Here is a real cool story.

Clayton Marr is such a careful driver that he even indicates when turning his tractor between the rows of grapes on the family vineyard in Golden Hills Rd, Waimea West.

His skill behind the wheel is because the bar has been set higher for him, and now, according to his family, the 19-year-old has become the second ? and youngest ? New Zealander with Down syndrome to get a driver’s licence.

Clayton passed his learner licence test two years ago with a score of 100 per cent, and in early December he achieved an 82 per cent pass for his restricted licence.

“It’s not that hard,” he said.

Hell, some people have to sit a driving test literally hundreds of times to pass. A kid with Downs Syndrome does it first off. Just goes to show you that a handicap is no obstacle to some people.

His parents Jeff and Sophie Marr say it has been “quite a process” helping their son achieve independence, and has taken a fair bit of lateral thinking.

The building blocks were the same as for their other children, Sean, 18, and Alex, 16, who also learned to drive in a rural setting.

Clayton had ridden a motorcycle from a very young age, when the family lived at Okiwi Bay, Mr Marr said.

“When they started driving, they had `paddock cars’. If they can, all young people should learn to drive on a farm so that when they hit the road, all they have to think about is the rules.”

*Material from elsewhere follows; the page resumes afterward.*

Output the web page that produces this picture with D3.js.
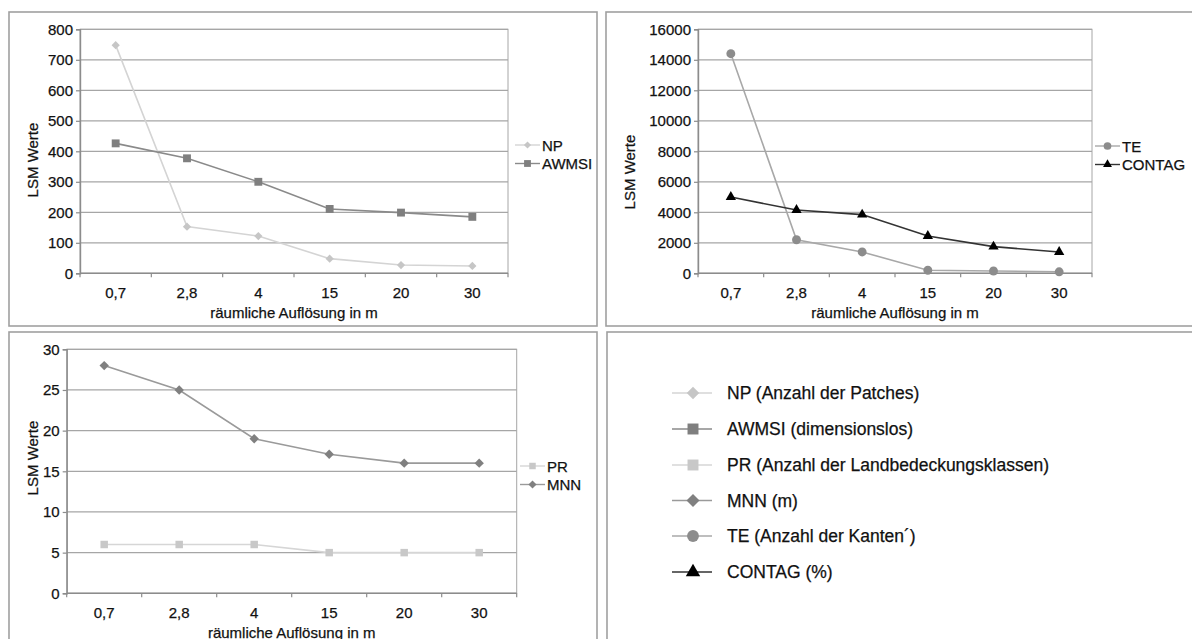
<!DOCTYPE html>
<html>
<head>
<meta charset="utf-8">
<script src="https://cdn.jsdelivr.net/npm/d3@7"></script>
<style>
  html, body { margin: 0; padding: 0; background: #fff; }
  svg { display: block; font-family: "Liberation Sans", Arial, sans-serif; }
</style>
</head>
<body>
<svg id="chart" width="1192" height="639"></svg>
<script>
// Spatial resolution categories (m)
const resolutions = ["0,7", "2,8", "4", "15", "20", "30"];

// Landscape metrics per resolution
const npValues     = [748, 153, 122, 48, 27, 24];
const awmsiValues  = [426, 377, 300, 211, 199, 185];
const teValues     = [14400, 2200, 1400, 200, 150, 100];
const contagValues = [5000, 4150, 3850, 2450, 1750, 1400];
const prValues     = [6, 6, 6, 5, 5, 5];
const mnnValues    = [28, 25, 19, 17.1, 16, 16];

// Y tick values per chart
const ticksA = [0, 100, 200, 300, 400, 500, 600, 700, 800];
const ticksB = [0, 2000, 4000, 6000, 8000, 10000, 12000, 14000, 16000];
const ticksC = [0, 5, 10, 15, 20, 25, 30];

// Legend texts
const shortNames = ["NP", "AWMSI", "TE", "CONTAG", "PR", "MNN"];
const longNames = [
  "NP (Anzahl der Patches)",
  "AWMSI (dimensionslos)",
  "PR (Anzahl der Landbedeckungsklassen)",
  "MNN (m)",
  "TE (Anzahl der Kanten´)",
  "CONTAG (%)"
];

const xTitle = "räumliche Auflösung in m";
const yTitle = "LSM Werte";

const svg = d3.select("#chart");
const textColor = "#111";
const gridColor = "#a6a6a6";
const frameColor = "#a0a0a0";

// Marker styles
const styles = {
  NP:     { shape: "diamond",  fill: "#c6c6c6", line: "#d4d4d4", size: 34, big: 78 },
  AWMSI:  { shape: "square",   fill: "#7f7f7f", line: "#8a8a8a", size: 62, big: 120 },
  PR:     { shape: "square",   fill: "#c8c8c8", line: "#d6d6d6", size: 56, big: 120 },
  MNN:    { shape: "diamond",  fill: "#808080", line: "#9a9a9a", size: 44, big: 84 },
  TE:     { shape: "circle",   fill: "#8c8c8c", line: "#a8a8a8", size: 62, big: 110 },
  CONTAG: { shape: "triangle", fill: "#000000", line: "#333333", size: 46, big: 90 }
};

function symbolPath(shape, size) {
  if (shape === "diamond") return d3.symbol(d3.symbolSquare, size)();
  if (shape === "square") return d3.symbol(d3.symbolSquare, size)();
  if (shape === "circle") return d3.symbol(d3.symbolCircle, size)();
  return d3.symbol(d3.symbolTriangle, size)();
}
function symbolTransform(shape, x, y) {
  return shape === "diamond" ? `translate(${x},${y}) rotate(45)` : `translate(${x},${y})`;
}

function styleText(sel, size) {
  sel.attr("font-size", size).attr("fill", textColor)
    .attr("stroke", textColor).attr("stroke-width", 0.25)
    .attr("font-family", "Liberation Sans, Arial, sans-serif");
}

function panelFrame(x, y, w, h) {
  svg.append("rect")
    .attr("x", x).attr("y", y).attr("width", w).attr("height", h)
    .attr("fill", "#fff").attr("stroke", frameColor).attr("stroke-width", 1.6);
}

function drawChart(cfg) {
  panelFrame(cfg.box[0], cfg.box[1], cfg.box[2], cfg.box[3]);
  const g = svg.append("g");

  const x = d3.scaleBand().domain(resolutions).range([cfg.left, cfg.right]);
  const y = d3.scaleLinear().domain([0, cfg.ticks[cfg.ticks.length - 1]]).range([cfg.bottom, cfg.top]);
  const cx = c => x(c) + x.bandwidth() / 2;

  // plot area frame
  g.append("rect")
    .attr("x", cfg.left).attr("y", cfg.top)
    .attr("width", cfg.right - cfg.left).attr("height", cfg.bottom - cfg.top)
    .attr("fill", "#fff").attr("stroke", gridColor).attr("stroke-width", 1);

  // horizontal gridlines
  g.append("g").selectAll("line").data(cfg.ticks.slice(1)).join("line")
    .attr("x1", cfg.left).attr("x2", cfg.right)
    .attr("y1", d => y(d)).attr("y2", d => y(d))
    .attr("stroke", gridColor).attr("stroke-width", 1.2);

  // y axis
  const yAxis = g.append("g").attr("transform", `translate(${cfg.left},0)`)
    .call(d3.axisLeft(y).tickValues(cfg.ticks).tickSize(4).tickPadding(3).tickFormat(d3.format("d")));
  yAxis.select(".domain").attr("stroke", "#8c8c8c").attr("stroke-width", 1.4);
  yAxis.selectAll(".tick line").attr("stroke", "#8c8c8c").attr("stroke-width", 1.2);
  styleText(yAxis.selectAll("text"), 15);

  // x axis: labels centered on categories, tick marks at category boundaries
  const xAxis = g.append("g").attr("transform", `translate(0,${cfg.bottom})`)
    .call(d3.axisBottom(x).tickSize(0).tickPadding(14));
  xAxis.select(".domain").remove();
  styleText(xAxis.selectAll("text"), 15);
  g.append("line")
    .attr("x1", cfg.left).attr("x2", cfg.right)
    .attr("y1", cfg.bottom).attr("y2", cfg.bottom)
    .attr("stroke", "#8c8c8c").attr("stroke-width", 1.4);
  const bounds = resolutions.map(r => x(r)).concat([x(resolutions[resolutions.length - 1]) + x.step()]);
  g.append("g").selectAll("line").data(bounds).join("line")
    .attr("x1", d => d).attr("x2", d => d)
    .attr("y1", cfg.bottom).attr("y2", cfg.bottom + 4)
    .attr("stroke", "#8c8c8c").attr("stroke-width", 1.2);

  // axis titles
  styleText(g.append("text")
    .attr("x", (cfg.left + cfg.right) / 2).attr("y", cfg.xTitleY)
    .attr("text-anchor", "middle").attr("dominant-baseline", "central")
    .text(xTitle), 15);
  styleText(g.append("text")
    .attr("transform", `translate(${cfg.yTitleX},${cfg.yTitleY}) rotate(-90)`)
    .attr("text-anchor", "middle").attr("dominant-baseline", "central")
    .text(yTitle), 15);

  // series
  const line = d3.line().x(d => cx(d.c)).y(d => y(d.v));
  cfg.series.forEach(s => {
    const st = styles[s.name];
    const pts = resolutions.map((c, i) => ({ c, v: s.values[i] }));
    g.append("path").datum(pts).attr("d", line)
      .attr("fill", "none").attr("stroke", st.line).attr("stroke-width", 1.6);
    g.append("g").selectAll("path").data(pts).join("path")
      .attr("d", symbolPath(st.shape, st.size))
      .attr("transform", d => symbolTransform(st.shape, cx(d.c), y(d.v)))
      .attr("fill", st.fill);
  });

  // legend
  cfg.series.forEach((s, i) => {
    const st = styles[s.name];
    const ly = cfg.legend.y + i * cfg.legend.dy;
    g.append("line")
      .attr("x1", cfg.legend.x0).attr("x2", cfg.legend.x1)
      .attr("y1", ly).attr("y2", ly)
      .attr("stroke", st.line).attr("stroke-width", 1.4);
    g.append("path")
      .attr("d", symbolPath(st.shape, st.size * 0.75))
      .attr("transform", symbolTransform(st.shape, (cfg.legend.x0 + cfg.legend.x1) / 2, ly))
      .attr("fill", st.fill);
    styleText(g.append("text")
      .attr("x", cfg.legend.x1 + 2).attr("y", ly)
      .attr("dominant-baseline", "central")
      .text(s.name), 15);
  });
}

drawChart({
  box: [9, 12, 588, 314],
  left: 80, right: 508, top: 29.3, bottom: 273.3,
  ticks: ticksA,
  xTitleY: 312, yTitleX: 32, yTitleY: 160,
  series: [{ name: shortNames[0], values: npValues }, { name: shortNames[1], values: awmsiValues }],
  legend: { x0: 515, x1: 540, y: 145, dy: 18.5 }
});

drawChart({
  box: [606, 12, 600, 314],
  left: 698, right: 1092, top: 29.3, bottom: 273.3,
  ticks: ticksB,
  xTitleY: 312, yTitleX: 629, yTitleY: 172,
  series: [{ name: shortNames[2], values: teValues }, { name: shortNames[3], values: contagValues }],
  legend: { x0: 1095, x1: 1120, y: 146, dy: 18.5 }
});

drawChart({
  box: [9, 332, 588, 320],
  left: 66.7, right: 516.7, top: 349.3, bottom: 593.3,
  ticks: ticksC,
  xTitleY: 632, yTitleX: 32, yTitleY: 458,
  series: [{ name: shortNames[4], values: prValues }, { name: shortNames[5], values: mnnValues }],
  legend: { x0: 520, x1: 545, y: 466, dy: 18.5 }
});

// Combined legend panel
panelFrame(607, 332, 600, 320);
const legendKeys = ["NP", "AWMSI", "PR", "MNN", "TE", "CONTAG"];
const legendRows = [393, 429, 465, 500.5, 536, 572];
const lg = svg.append("g");
legendKeys.forEach((k, i) => {
  const st = styles[k];
  const ly = legendRows[i];
  lg.append("line").attr("x1", 672).attr("x2", 712).attr("y1", ly).attr("y2", ly)
    .attr("stroke", st.line).attr("stroke-width", 1.6);
  lg.append("path")
    .attr("d", symbolPath(st.shape, st.big))
    .attr("transform", symbolTransform(st.shape, 693, ly))
    .attr("fill", st.fill);
  styleText(lg.append("text").attr("x", 727).attr("y", ly)
    .attr("dominant-baseline", "central")
    .text(longNames[i]), 17.5);
});
</script>
</body>
</html>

Clayton has learned precision driving. “Work in the vineyard means there’s only a few centimetres’ clearance down each side of the row. Clayton spends 25 hours a week on the tractor and he’s only ever run over one post,” Mr Marr said.

Mrs Marr said Clayton had an automatic “paddock car”, but kept looking at his feet on the pedals. “So Jeff took him there at night so he couldn’t see his feet.”

Wow, so cool, he is lucky he has enabling parents and siblings, I suspect that there a lot of intellectually disabled people out there who are further disabled by peoples perceptions of what they can and can’t do.

The missus and I thought that my BIL would do well to have a laptop so he could send and receive emails, plus look at Youtube for his favourite things like planes, trains and fire engines. Some people said it couldn’t be done. We didn’t. I specified a Mac turns out I was right after a go with a PC laptop. Now my BIL with a bit of training writes and sends his own emails, looks things up if he reads something interesting in the paper and generally has an all round better quality of life by having access to the internet and a MacBook. I laugh like hell when people tell me they can’t use a Mac, its too hard. i tell them that my intellectually disabled BIL can and does, so who is the handicapped person now?